Hi Wang,
1. It is better to explicitly use __rte_noinline with this function
because my gcc still inlines it even without the inline qualifier.
2. The same should be applied to _v20 functions.
3. Please try running the tests again and show the results.
4. Make this patch the first in a series.
On 19/06/2019 06:36, Ruifeng Wang wrote:
Tests showed that the 'inline' keyword caused performance drop
on some x86 platforms after the memory ordering patches applied.

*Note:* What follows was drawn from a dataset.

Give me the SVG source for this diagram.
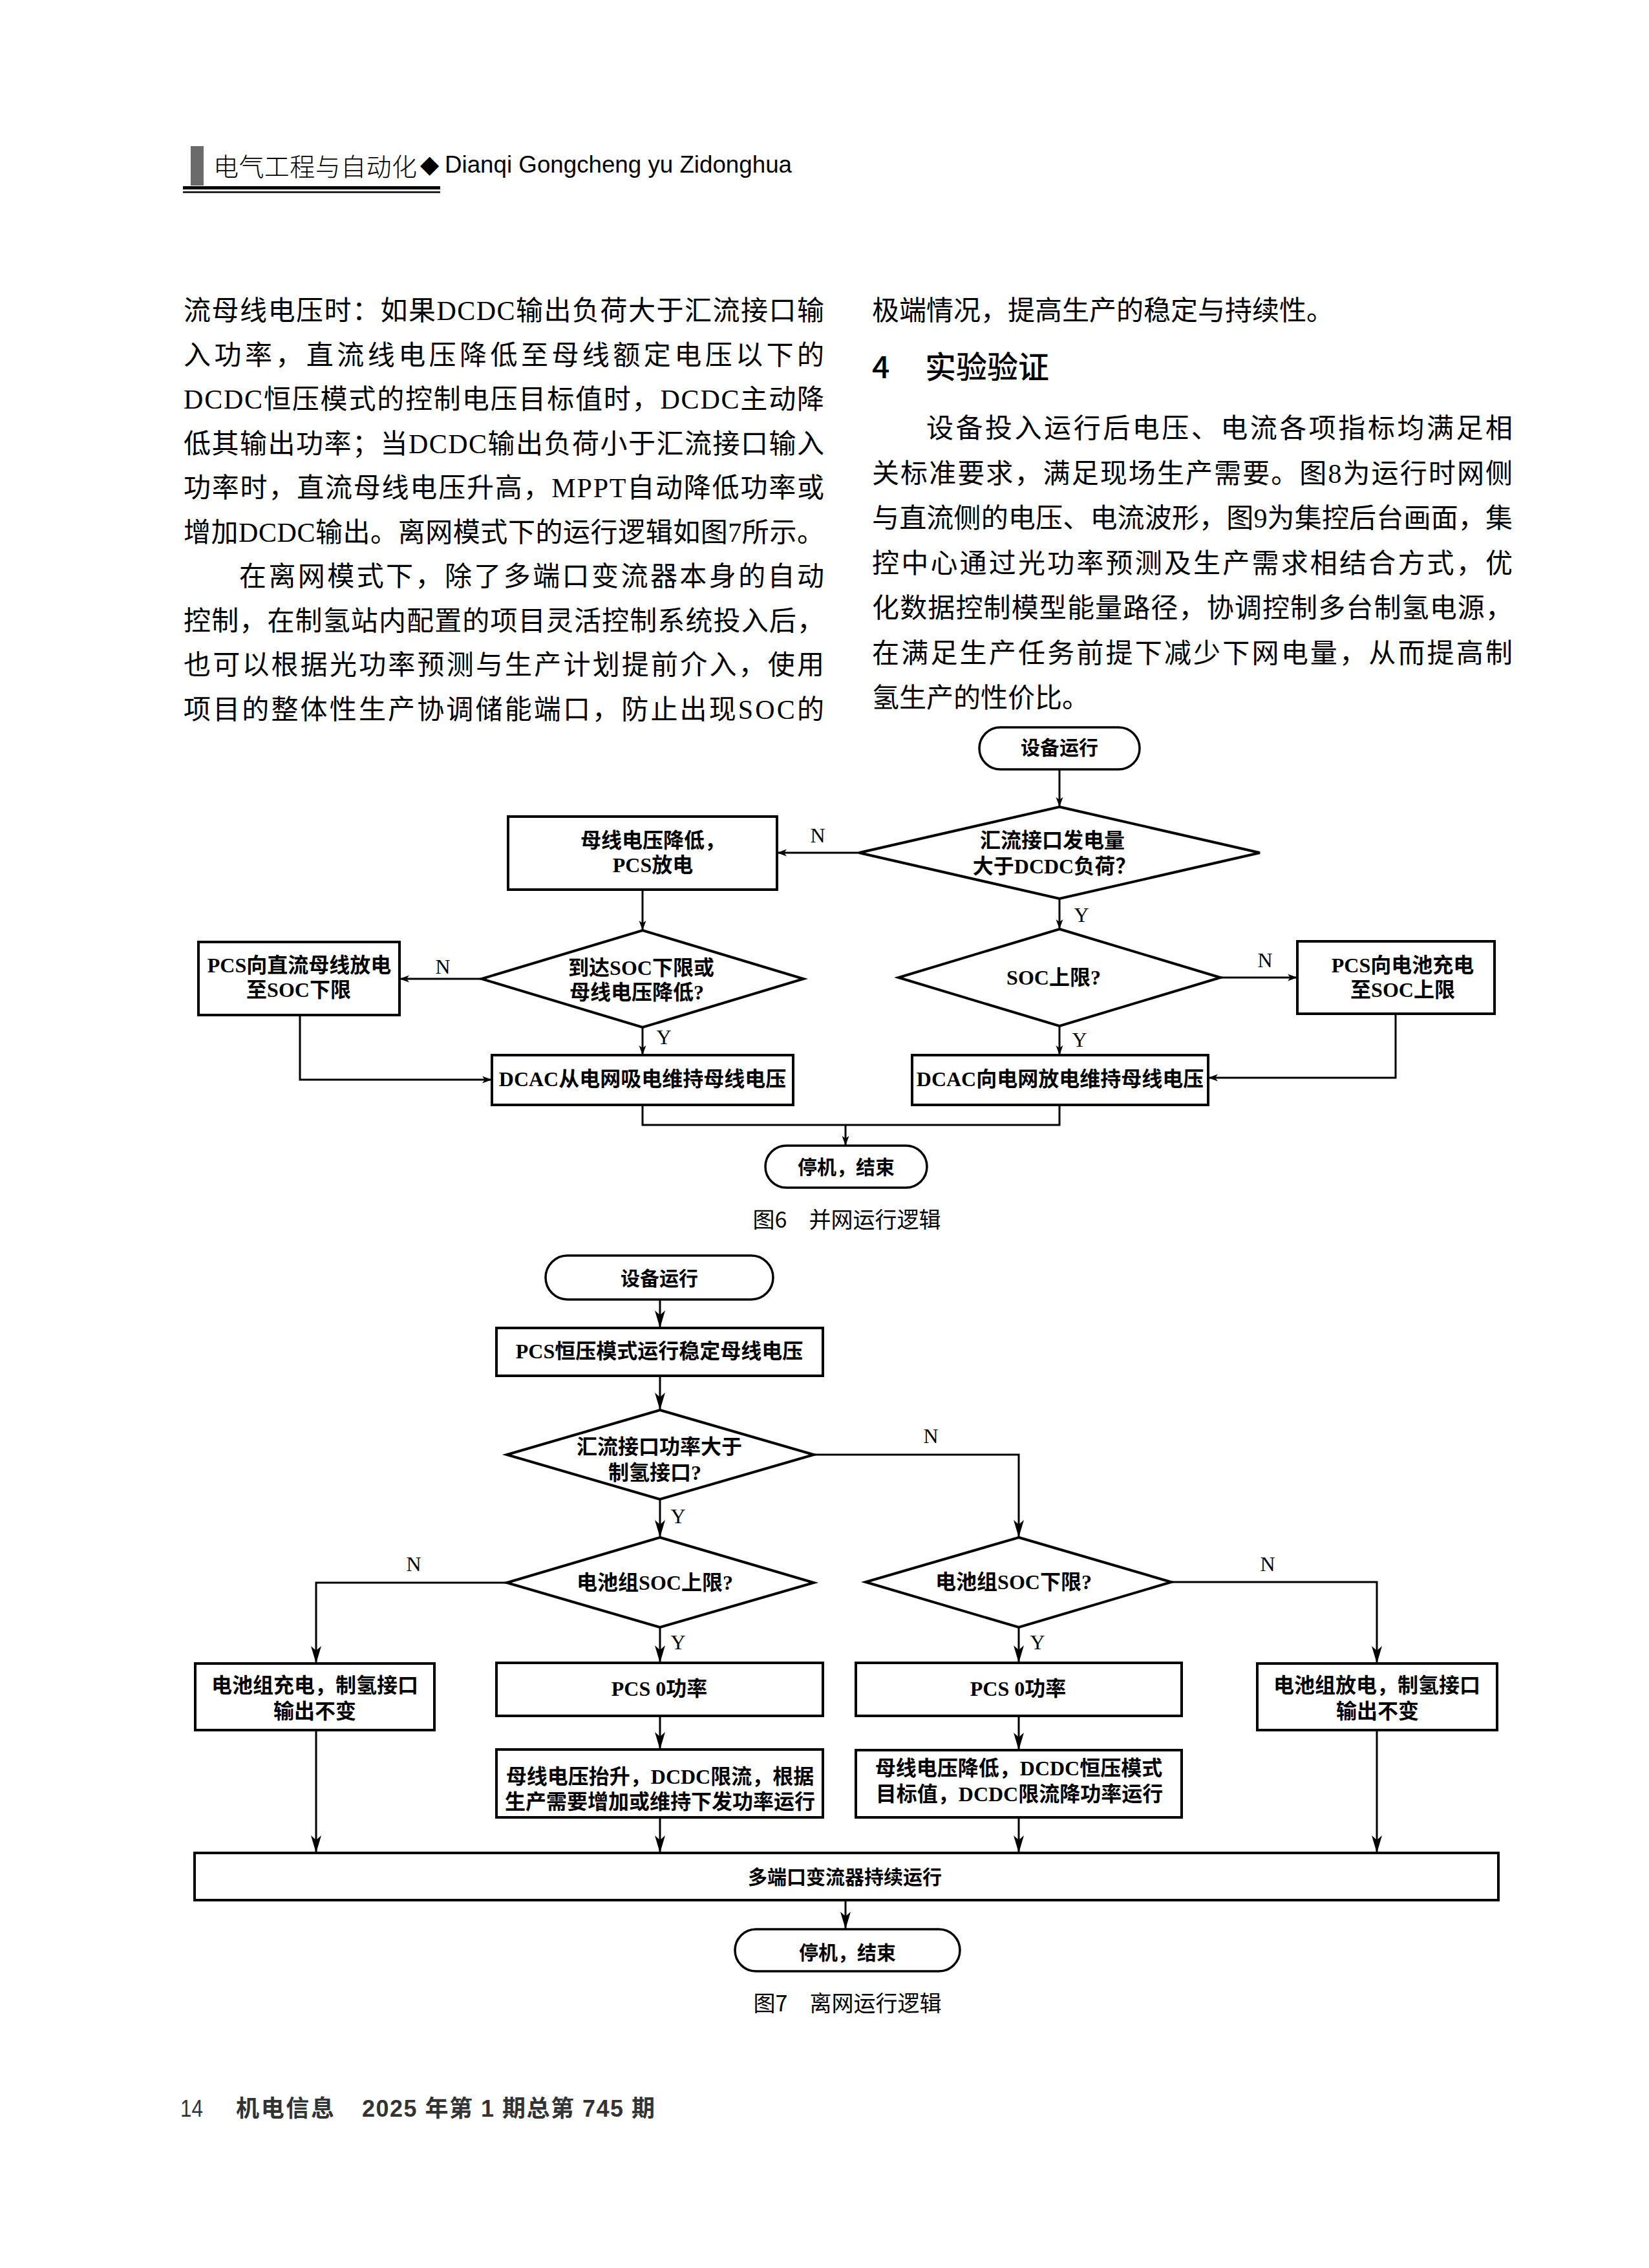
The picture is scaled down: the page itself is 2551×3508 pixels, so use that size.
<svg xmlns="http://www.w3.org/2000/svg" width="2551" height="3508" viewBox="0 0 2551 3508">
<defs>
<style>
.body{font-family:"Liberation Serif","Noto Sans CJK SC",serif;font-size:42px;fill:#000}
.hd{font-family:"Noto Sans CJK SC","Liberation Sans",sans-serif;font-size:48px;font-weight:500;fill:#000}
.ft{font-family:"Liberation Serif","Noto Sans CJK SC",serif;font-size:32px;font-weight:bold;fill:#000;text-anchor:middle}
.fs{font-family:"Noto Sans CJK SC","Liberation Sans",sans-serif;font-size:30px;font-weight:bold;fill:#000;text-anchor:middle}
.lb{font-family:"Liberation Serif",serif;font-size:32px;fill:#000;text-anchor:middle}
.cap{font-family:"Noto Sans CJK SC","Liberation Sans",sans-serif;font-size:34px;fill:#000;text-anchor:middle}
.shape{fill:#fff;stroke:#000;stroke-width:4}
.term{fill:#fff;stroke:#000;stroke-width:3.5}
.c6{fill:none;stroke:#000;stroke-width:3;marker-end:url(#a6)}
.c7{fill:none;stroke:#000;stroke-width:3;marker-end:url(#a7)}
.ln{fill:none;stroke:#000;stroke-width:3}
.foot{font-family:"Liberation Sans","Noto Sans CJK SC",sans-serif;font-size:36px;fill:#333}
</style>
<marker id="a6" markerUnits="userSpaceOnUse" markerWidth="16" markerHeight="12" refX="15" refY="6" orient="auto"><path d="M0,0.5 L15,6 L0,11.5 L4,6 z" fill="#000"/></marker>
<marker id="a7" markerUnits="userSpaceOnUse" markerWidth="28" markerHeight="18" refX="27" refY="9" orient="auto"><path d="M0,1 L27,9 L0,17 L7,9 z" fill="#000"/></marker>
</defs>
<rect width="2551" height="3508" fill="#fff"/>

<g id="header">
<rect x="295" y="226" width="20" height="61" fill="#6b6b6b"/>
<text x="330" y="272" font-family="Noto Sans CJK SC, sans-serif" font-size="39" font-weight="300" textLength="315">电气工程与自动化</text>
<text x="650" y="267" font-family="DejaVu Sans, sans-serif" font-size="38">◆</text>
<text x="688" y="267" font-family="Liberation Sans, sans-serif" font-size="36" textLength="537" lengthAdjust="spacingAndGlyphs">Dianqi Gongcheng yu Zidonghua</text>
<rect x="283" y="288" width="398" height="5" fill="#000"/>
<rect x="283" y="296" width="398" height="2.5" fill="#000"/>
</g>

<g id="body-left" class="body">
<text x="284" y="495" textLength="991" lengthAdjust="spacing">流母线电压时：如果DCDC输出负荷大于汇流接口输</text>
<text x="284" y="563.5" textLength="991" lengthAdjust="spacing">入功率，直流线电压降低至母线额定电压以下的</text>
<text x="284" y="632" textLength="991" lengthAdjust="spacing">DCDC恒压模式的控制电压目标值时，DCDC主动降</text>
<text x="284" y="700.5" textLength="991" lengthAdjust="spacing">低其输出功率；当DCDC输出负荷小于汇流接口输入</text>
<text x="284" y="769" textLength="991" lengthAdjust="spacing">功率时，直流母线电压升高，MPPT自动降低功率或</text>
<text x="284" y="837.5" textLength="991" lengthAdjust="spacing">增加DCDC输出。离网模式下的运行逻辑如图7所示。</text>
<text x="370" y="906" textLength="905" lengthAdjust="spacing">在离网模式下，除了多端口变流器本身的自动</text>
<text x="284" y="974.5" textLength="991" lengthAdjust="spacing">控制，在制氢站内配置的项目灵活控制系统投入后，</text>
<text x="284" y="1043" textLength="991" lengthAdjust="spacing">也可以根据光功率预测与生产计划提前介入，使用</text>
<text x="284" y="1111.5" textLength="991" lengthAdjust="spacing">项目的整体性生产协调储能端口，防止出现SOC的</text>
</g>

<g id="body-right">
<text class="body" x="1349" y="495">极端情况，提高生产的稳定与持续性。</text>
<text class="hd" x="1349" y="585">4</text>
<text class="hd" x="1431" y="585">实验验证</text>
<text class="body" x="1433" y="677" textLength="907" lengthAdjust="spacing">设备投入运行后电压、电流各项指标均满足相</text>
<text class="body" x="1349" y="746.5" textLength="991" lengthAdjust="spacing">关标准要求，满足现场生产需要。图8为运行时网侧</text>
<text class="body" x="1349" y="816" textLength="991" lengthAdjust="spacing">与直流侧的电压、电流波形，图9为集控后台画面，集</text>
<text class="body" x="1349" y="885.5" textLength="991" lengthAdjust="spacing">控中心通过光功率预测及生产需求相结合方式，优</text>
<text class="body" x="1349" y="955" textLength="991" lengthAdjust="spacing">化数据控制模型能量路径，协调控制多台制氢电源，</text>
<text class="body" x="1349" y="1024.5" textLength="991" lengthAdjust="spacing">在满足生产任务前提下减少下网电量，从而提高制</text>
<text class="body" x="1349" y="1094">氢生产的性价比。</text>
</g>

<g id="fig6-connectors">
<path class="c6" d="M1639,1190 V1248"/>
<path class="c6" d="M1329,1319 H1202"/>
<path class="c6" d="M994,1376 V1439"/>
<path class="c6" d="M745,1514 H618"/>
<path class="c6" d="M994,1589 V1632"/>
<path class="c6" d="M464,1570 V1670 H761"/>
<path class="c6" d="M1639,1390 V1437"/>
<path class="c6" d="M1888,1512 H2007"/>
<path class="c6" d="M1639,1587 V1632"/>
<path class="c6" d="M2159,1568 V1667 H1869"/>
<path class="ln" d="M994,1709 V1740 H1639 V1709"/>
<path class="c6" d="M1308,1740 V1772"/>
<text class="lb" x="1265" y="1303">N</text>
<text class="lb" x="685" y="1506">N</text>
<text class="lb" x="1027" y="1615">Y</text>
<text class="lb" x="1673" y="1426">Y</text>
<text class="lb" x="1957" y="1496">N</text>
<text class="lb" x="1670" y="1619">Y</text>
</g>

<g id="fig6-start"><rect class="term" x="1515" y="1125" width="248" height="65" rx="32.5"/><text class="fs" x="1639" y="1167">设备运行</text></g>
<g id="fig6-d1"><polygon class="shape" points="1639,1248 1949,1319 1639,1390 1329,1319"/><text class="ft" x="1628" y="1311">汇流接口发电量</text><text class="ft" x="1631" y="1351">大于DCDC负荷？</text></g>
<g id="fig6-a"><rect class="shape" x="786" y="1263" width="416" height="113"/><text class="ft" x="1010" y="1311">母线电压降低，</text><text class="ft" x="1010" y="1349">PCS放电</text></g>
<g id="fig6-d2"><polygon class="shape" points="994,1439 1243,1514 994,1589 745,1514"/><text class="ft" x="992" y="1508">到达SOC下限或</text><text class="ft" x="985" y="1546">母线电压降低?</text></g>
<g id="fig6-b"><rect class="shape" x="307" y="1457" width="311" height="113"/><text class="ft" x="463" y="1504">PCS向直流母线放电</text><text class="ft" x="462" y="1542">至SOC下限</text></g>
<g id="fig6-c"><rect class="shape" x="761" y="1632" width="466" height="77"/><text class="ft" x="994" y="1680">DCAC从电网吸电维持母线电压</text></g>
<g id="fig6-d3"><polygon class="shape" points="1639,1437 1888,1512 1639,1587 1390,1512"/><text class="ft" x="1630" y="1523">SOC上限?</text></g>
<g id="fig6-d"><rect class="shape" x="2007" y="1456" width="305" height="112"/><text class="ft" x="2170" y="1504">PCS向电池充电</text><text class="ft" x="2170" y="1542">至SOC上限</text></g>
<g id="fig6-e"><rect class="shape" x="1411" y="1632" width="458" height="77"/><text class="ft" x="1640" y="1680">DCAC向电网放电维持母线电压</text></g>
<g id="fig6-end"><rect class="term" x="1184" y="1772" width="250" height="65" rx="32.5"/><text class="fs" x="1309" y="1816">停机，结束</text></g>
<text id="fig6-caption" class="cap" x="1310" y="1899">图6　并网运行逻辑</text>

<g id="fig7-connectors">
<path class="c7" d="M1021,2010 V2054"/>
<path class="c7" d="M1021,2128 V2181"/>
<path class="c7" d="M1259,2250 H1576 V2378"/>
<path class="c7" d="M1021,2319 V2378"/>
<path class="c7" d="M784,2448 H489 V2573"/>
<path class="c7" d="M1021,2517 V2572"/>
<path class="c7" d="M1021,2654 V2706"/>
<path class="c7" d="M1021,2811 V2866"/>
<path class="c7" d="M489,2676 V2866"/>
<path class="c7" d="M1812,2447 H2130 V2573"/>
<path class="c7" d="M1576,2517 V2572"/>
<path class="c7" d="M1576,2654 V2707"/>
<path class="c7" d="M1576,2811 V2866"/>
<path class="c7" d="M2130,2676 V2866"/>
<path class="c7" d="M1308,2939 V2984"/>
<text class="lb" x="1440" y="2232" font-size="30">N</text>
<text class="lb" x="1049" y="2356" font-size="30">Y</text>
<text class="lb" x="640" y="2430" font-size="30">N</text>
<text class="lb" x="1049" y="2551" font-size="30">Y</text>
<text class="lb" x="1961" y="2430" font-size="30">N</text>
<text class="lb" x="1605" y="2551" font-size="30">Y</text>
</g>

<g id="fig7-start"><rect class="term" x="844" y="1942" width="352" height="68" rx="34"/><text class="fs" x="1020" y="1988">设备运行</text></g>
<g id="fig7-f"><rect class="shape" x="768" y="2054" width="505" height="74"/><text class="ft" x="1020" y="2101">PCS恒压模式运行稳定母线电压</text></g>
<g id="fig7-d4"><polygon class="shape" points="1021,2181 1259,2250 1021,2319 784,2250"/><text class="ft" x="1020" y="2249">汇流接口功率大于</text><text class="ft" x="1013" y="2289">制氢接口?</text></g>
<g id="fig7-d5"><polygon class="shape" points="1021,2378 1259,2448 1021,2517 784,2448"/><text class="ft" x="1013" y="2459">电池组SOC上限?</text></g>
<g id="fig7-d6"><polygon class="shape" points="1576,2378 1812,2447 1576,2517 1339,2447"/><text class="ft" x="1568" y="2458">电池组SOC下限?</text></g>
<g id="fig7-g"><rect class="shape" x="302" y="2573" width="370" height="103"/><text class="ft" x="487" y="2618">电池组充电，制氢接口</text><text class="ft" x="487" y="2658">输出不变</text></g>
<g id="fig7-h"><rect class="shape" x="768" y="2572" width="505" height="82"/><text class="ft" x="1020" y="2623">PCS 0功率</text></g>
<g id="fig7-i"><rect class="shape" x="768" y="2706" width="505" height="105"/><text class="ft" x="1021" y="2759">母线电压抬升，DCDC限流，根据</text><text class="ft" x="1021" y="2798">生产需要增加或维持下发功率运行</text></g>
<g id="fig7-l"><rect class="shape" x="1324" y="2572" width="504" height="82"/><text class="ft" x="1575" y="2623">PCS 0功率</text></g>
<g id="fig7-m"><rect class="shape" x="1324" y="2707" width="504" height="104"/><text class="ft" x="1576" y="2746">母线电压降低，DCDC恒压模式</text><text class="ft" x="1577" y="2786">目标值，DCDC限流降功率运行</text></g>
<g id="fig7-k"><rect class="shape" x="1945" y="2573" width="371" height="103"/><text class="ft" x="2130" y="2618">电池组放电，制氢接口</text><text class="ft" x="2131" y="2658">输出不变</text></g>
<g id="fig7-bar"><rect class="shape" x="301" y="2866" width="2017" height="73"/><text class="fs" x="1307" y="2914">多端口变流器持续运行</text></g>
<g id="fig7-end"><rect class="term" x="1137" y="2984" width="348" height="65" rx="32.5"/><text class="fs" x="1311" y="3031">停机，结束</text></g>
<text id="fig7-caption" class="cap" x="1311" y="3111">图7　离网运行逻辑</text>

<g id="footer">
<text class="foot" x="279" y="3274" textLength="35" lengthAdjust="spacingAndGlyphs">14</text>
<text class="foot" x="365" y="3274" font-weight="bold" textLength="152">机电信息</text>
<text class="foot" x="560" y="3274" font-weight="bold" textLength="453">2025 年第 1 期总第 745 期</text>
</g>
</svg>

By removing the 'inline' keyword, the performance was recovered
as before on x86 and no impact to arm64 platforms.
Suggested-by: Medvedkin Vladimir <vladimir.medved...@intel.com>
Signed-off-by: Ruifeng Wang <ruifeng.w...@arm.com>
Reviewed-by: Gavin Hu <gavin...@arm.com>
---
v2: initail version to recover rte_lpm_add() performance
lib/librte_lpm/rte_lpm.c | 4 ++--
1 file changed, 2 insertions(+), 2 deletions(-)
diff --git a/lib/librte_lpm/rte_lpm.c b/lib/librte_lpm/rte_lpm.c
index 0addff5d4..c97b602e6 100644
--- a/lib/librte_lpm/rte_lpm.c
+++ b/lib/librte_lpm/rte_lpm.c
@@ -778,7 +778,7 @@ add_depth_small_v20(struct rte_lpm_v20 *lpm, uint32_t ip,
uint8_t depth,
return 0;
}
-static inline int32_t
+static int32_t
add_depth_small_v1604(struct rte_lpm *lpm, uint32_t ip, uint8_t depth,
uint32_t next_hop)
{
@@ -975,7 +975,7 @@ add_depth_big_v20(struct rte_lpm_v20 *lpm, uint32_t
ip_masked, uint8_t depth,
return 0;
}
-static inline int32_t
+static int32_t
add_depth_big_v1604(struct rte_lpm *lpm, uint32_t ip_masked, uint8_t depth,
uint32_t next_hop)
{
--
Regards,
Vladimir